Здесь написано «Вилла Мария»,
И тоска мое сердце щемит…
 
   Самый молодой рабочий, в коротких штанах и с красным платком на шее, по сто раз на день взбегал по лесам, таская на плечах доски или мешки с известью. Улица оглашалась веселыми голосами, шумом работы. Бабушку раздражала пыль, набивавшаяся в квартиру, песни рабочих, их вольные выражения. На ее воркотню они отвечали:
   — Потерпите немножко, мы скоро занавесочку опустим.
   Веселые это были дни, и я подолгу смотрел из окна на рабочих; но потом они в самом деле прибили с наружной стороны лесов плотные плетеные циновки, и людей не стало видно, только приглушенное пение да шум доносились из-за фальшивого плетеного фасада.
   Отец уже давно вернулся к своей работе.

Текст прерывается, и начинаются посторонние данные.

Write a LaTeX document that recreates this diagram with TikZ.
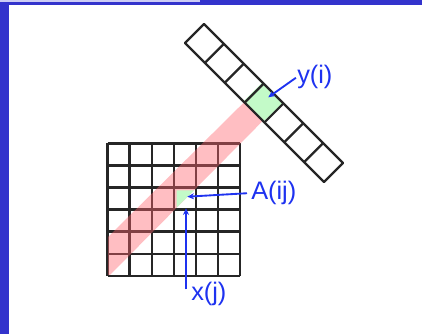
\documentclass[tikz,border=0pt]{standalone}
\usepackage{fontspec}
\setmainfont{Liberation Sans}
\usepackage{tikz}
\usetikzlibrary{arrows.meta, calc}
\definecolor{frameblue}{RGB}{51,51,204}
\definecolor{framelight}{RGB}{204,204,245}
\definecolor{labelblue}{RGB}{30,50,240}
\definecolor{cellgreen}{RGB}{195,250,200}
\definecolor{stripred}{RGB}{255,100,110}
\tikzset{
    frame/.style={fill=frameblue, draw=none},
    cellline/.style={draw=black!85, line width=1.7pt, line join=round},
    hit/.style={fill=cellgreen, draw=none},
    strip/.style={fill=stripred, fill opacity=0.42, draw=none},
    lbl/.style={font=\fontsize{19}{21}\selectfont, text=labelblue, inner sep=0pt},
    ptr/.style={-{Stealth[length=5pt, width=4.5pt]}, labelblue, line width=1.4pt}
}
\begin{document}
\begin{tikzpicture}[x=0.75pt, y=-0.75pt]
    \useasboundingbox (0,0) rectangle (422,334);
    % frame
    \fill[frame] (0,0) rectangle (422,5);
    \fill[frame] (0,0) rectangle (9,334);
    \fill[framelight] (0,0) rectangle (200,2);
    % matrix
    \foreach \i in {0,...,6} {
        \draw[cellline] ({107.5+22.1*\i},143.5) -- ({107.5+22.1*\i},275.7);
        \draw[cellline] (107.5,{143.5+22.03*\i}) -- (240,{143.5+22.03*\i});
    }
    % vector
    \fill[hit] (262,83) -- (282.7,103.3) -- (263.3,121.7) -- (243.3,101.7) -- cycle;
    \draw[cellline] (185,43) -- (204,24) -- (343,163) -- (324,182) -- cycle;
    \foreach \i in {1,...,6} {
        \draw[cellline] ({185+19.86*\i},{43+19.86*\i}) -- ({204+19.86*\i},{24+19.86*\i});
    }
    % ray
    \fill[strip] (243.3,103) -- (262,121.7) -- (110,275) -- (108,275) -- (108,237) -- cycle;
    \fill[hit] (176.5,190.3) -- (194.3,190.3) -- (176.5,207.5) -- cycle;
    % labels
    \node[lbl, anchor=west] (yi) at (297,77) {y(i)};
    \node[lbl, anchor=west] (aij) at (251,193) {A(ij)};
    \node[lbl, anchor=west] (xj) at (191,294) {x(j)};
    \coordinate (yhit) at (268.3,97.3);
    \coordinate (ahit) at (187.3,196.7);
    \coordinate (xhit) at (186,208.3);
    \coordinate (xfoot) at (186,289.3);
    \draw[ptr, shorten <=1pt] (yi.west) -- (yhit);
    \draw[ptr, shorten <=3pt] (aij.west) -- (ahit);
    \draw[ptr] (xfoot) -- (xhit);
\end{tikzpicture}
\end{document}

Когда бабушка приносила горячую воду для бритья и приставала к нему с расспросами, он говорил:
   — Нужны связи, все хорошие места захватили тыловые крысы.
   Однажды, в воскресенье, когда на улице снова царило спокойствие, отец долго не выходил из своей комнаты и появился, когда мы с бабушкой уже сели обедать за круглый стол. Он тоже подсел к нам; бабушка спросила, не проведет ли отец это воскресенье с нами, но он ответил, что занят. Он поглядывал то на меня, то на бабушку, казался смущенным и озабоченным. Когда мы ели первое (суп с перловой крупой), я положил левую руку на стол; отец некоторое время поиграл моими пальцами, улыбнулся, потом с внезапной решимостью обернулся к бабушке и сказал:
   — Так вот: я решил жениться.
   И добавил:
   — На этот раз твердо решил.
   Бабушка не сразу ответила, поднесла ложку к губам, и так как я перестал жевать, раздраженно бросила мне:
   — Ешь!
   Наступило молчание.
   Мне казалось, что слова отца уже были сказаны когда-то давно, а сейчас мы все трое внезапно вспомнили о них.